**DATASET SECTION:**
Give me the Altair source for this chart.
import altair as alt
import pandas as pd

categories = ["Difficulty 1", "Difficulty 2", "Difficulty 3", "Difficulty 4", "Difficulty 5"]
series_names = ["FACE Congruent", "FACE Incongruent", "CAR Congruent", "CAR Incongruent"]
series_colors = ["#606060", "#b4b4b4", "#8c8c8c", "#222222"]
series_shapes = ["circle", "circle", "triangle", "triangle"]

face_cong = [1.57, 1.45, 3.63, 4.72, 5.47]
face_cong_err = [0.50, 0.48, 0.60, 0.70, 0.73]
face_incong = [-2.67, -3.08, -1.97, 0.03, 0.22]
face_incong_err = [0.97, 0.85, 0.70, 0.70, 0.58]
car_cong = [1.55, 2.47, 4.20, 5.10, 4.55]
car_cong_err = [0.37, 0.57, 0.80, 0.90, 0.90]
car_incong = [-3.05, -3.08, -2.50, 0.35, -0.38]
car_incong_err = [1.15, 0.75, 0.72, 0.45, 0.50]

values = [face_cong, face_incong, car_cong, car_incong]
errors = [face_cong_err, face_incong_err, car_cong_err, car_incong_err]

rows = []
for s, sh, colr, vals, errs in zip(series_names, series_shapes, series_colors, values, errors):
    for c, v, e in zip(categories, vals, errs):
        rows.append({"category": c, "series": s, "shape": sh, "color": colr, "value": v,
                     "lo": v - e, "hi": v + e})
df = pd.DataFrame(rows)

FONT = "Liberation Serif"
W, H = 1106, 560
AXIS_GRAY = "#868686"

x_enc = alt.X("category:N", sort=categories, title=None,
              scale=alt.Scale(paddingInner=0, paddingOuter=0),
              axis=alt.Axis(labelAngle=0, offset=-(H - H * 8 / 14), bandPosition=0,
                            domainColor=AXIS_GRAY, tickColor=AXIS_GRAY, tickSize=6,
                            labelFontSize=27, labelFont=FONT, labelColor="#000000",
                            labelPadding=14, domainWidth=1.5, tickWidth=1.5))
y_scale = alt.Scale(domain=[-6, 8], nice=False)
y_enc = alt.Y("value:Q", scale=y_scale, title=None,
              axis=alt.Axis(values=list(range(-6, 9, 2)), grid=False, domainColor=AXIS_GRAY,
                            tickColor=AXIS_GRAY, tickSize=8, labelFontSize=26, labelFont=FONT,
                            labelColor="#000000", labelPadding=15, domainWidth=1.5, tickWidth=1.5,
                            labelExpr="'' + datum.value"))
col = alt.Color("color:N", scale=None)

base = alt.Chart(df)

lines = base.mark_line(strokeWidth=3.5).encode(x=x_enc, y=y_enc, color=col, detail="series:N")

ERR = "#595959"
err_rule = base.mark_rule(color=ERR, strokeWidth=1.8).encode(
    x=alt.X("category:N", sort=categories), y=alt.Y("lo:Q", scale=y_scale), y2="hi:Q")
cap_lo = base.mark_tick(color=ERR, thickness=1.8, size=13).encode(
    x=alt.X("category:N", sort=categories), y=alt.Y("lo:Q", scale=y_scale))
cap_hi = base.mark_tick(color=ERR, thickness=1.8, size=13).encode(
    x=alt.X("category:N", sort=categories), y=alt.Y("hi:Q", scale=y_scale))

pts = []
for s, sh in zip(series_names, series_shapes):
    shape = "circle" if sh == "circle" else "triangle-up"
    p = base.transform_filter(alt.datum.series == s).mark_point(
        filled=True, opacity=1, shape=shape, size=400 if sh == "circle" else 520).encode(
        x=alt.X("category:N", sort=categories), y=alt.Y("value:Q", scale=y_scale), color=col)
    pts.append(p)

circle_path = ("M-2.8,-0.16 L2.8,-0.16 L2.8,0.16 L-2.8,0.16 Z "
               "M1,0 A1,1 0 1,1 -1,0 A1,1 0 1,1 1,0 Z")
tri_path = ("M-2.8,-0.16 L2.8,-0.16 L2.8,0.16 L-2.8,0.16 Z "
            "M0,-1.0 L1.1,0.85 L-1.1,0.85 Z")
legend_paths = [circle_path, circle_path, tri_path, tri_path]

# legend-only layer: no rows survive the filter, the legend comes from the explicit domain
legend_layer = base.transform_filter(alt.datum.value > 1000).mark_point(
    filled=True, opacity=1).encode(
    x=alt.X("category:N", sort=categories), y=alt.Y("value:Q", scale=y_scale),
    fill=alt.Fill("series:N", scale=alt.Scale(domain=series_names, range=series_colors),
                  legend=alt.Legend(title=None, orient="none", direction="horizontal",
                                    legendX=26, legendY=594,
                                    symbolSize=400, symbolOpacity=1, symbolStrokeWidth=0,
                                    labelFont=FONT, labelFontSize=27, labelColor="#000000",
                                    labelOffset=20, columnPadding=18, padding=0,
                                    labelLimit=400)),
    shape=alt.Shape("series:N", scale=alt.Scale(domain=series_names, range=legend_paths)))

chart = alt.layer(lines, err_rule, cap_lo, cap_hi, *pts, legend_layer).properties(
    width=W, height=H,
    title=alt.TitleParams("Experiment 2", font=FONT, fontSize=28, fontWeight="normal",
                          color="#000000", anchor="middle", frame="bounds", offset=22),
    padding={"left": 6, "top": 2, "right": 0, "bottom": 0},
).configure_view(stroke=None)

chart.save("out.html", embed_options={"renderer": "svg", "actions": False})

**EXERCISE OBJECTIVE:** Quote exactly the first line of the data and every line after it through the one holding "car_incong_err = [1.15, 0.75, 0.72, 0.45, 0.50]".

**RESPONSE TO THIS EXERCISE:**
Give me the Altair source for this chart.
import altair as alt
import pandas as pd

categories = ["Difficulty 1", "Difficulty 2", "Difficulty 3", "Difficulty 4", "Difficulty 5"]
series_names = ["FACE Congruent", "FACE Incongruent", "CAR Congruent", "CAR Incongruent"]
series_colors = ["#606060", "#b4b4b4", "#8c8c8c", "#222222"]
series_shapes = ["circle", "circle", "triangle", "triangle"]

face_cong = [1.57, 1.45, 3.63, 4.72, 5.47]
face_cong_err = [0.50, 0.48, 0.60, 0.70, 0.73]
face_incong = [-2.67, -3.08, -1.97, 0.03, 0.22]
face_incong_err = [0.97, 0.85, 0.70, 0.70, 0.58]
car_cong = [1.55, 2.47, 4.20, 5.10, 4.55]
car_cong_err = [0.37, 0.57, 0.80, 0.90, 0.90]
car_incong = [-3.05, -3.08, -2.50, 0.35, -0.38]
car_incong_err = [1.15, 0.75, 0.72, 0.45, 0.50]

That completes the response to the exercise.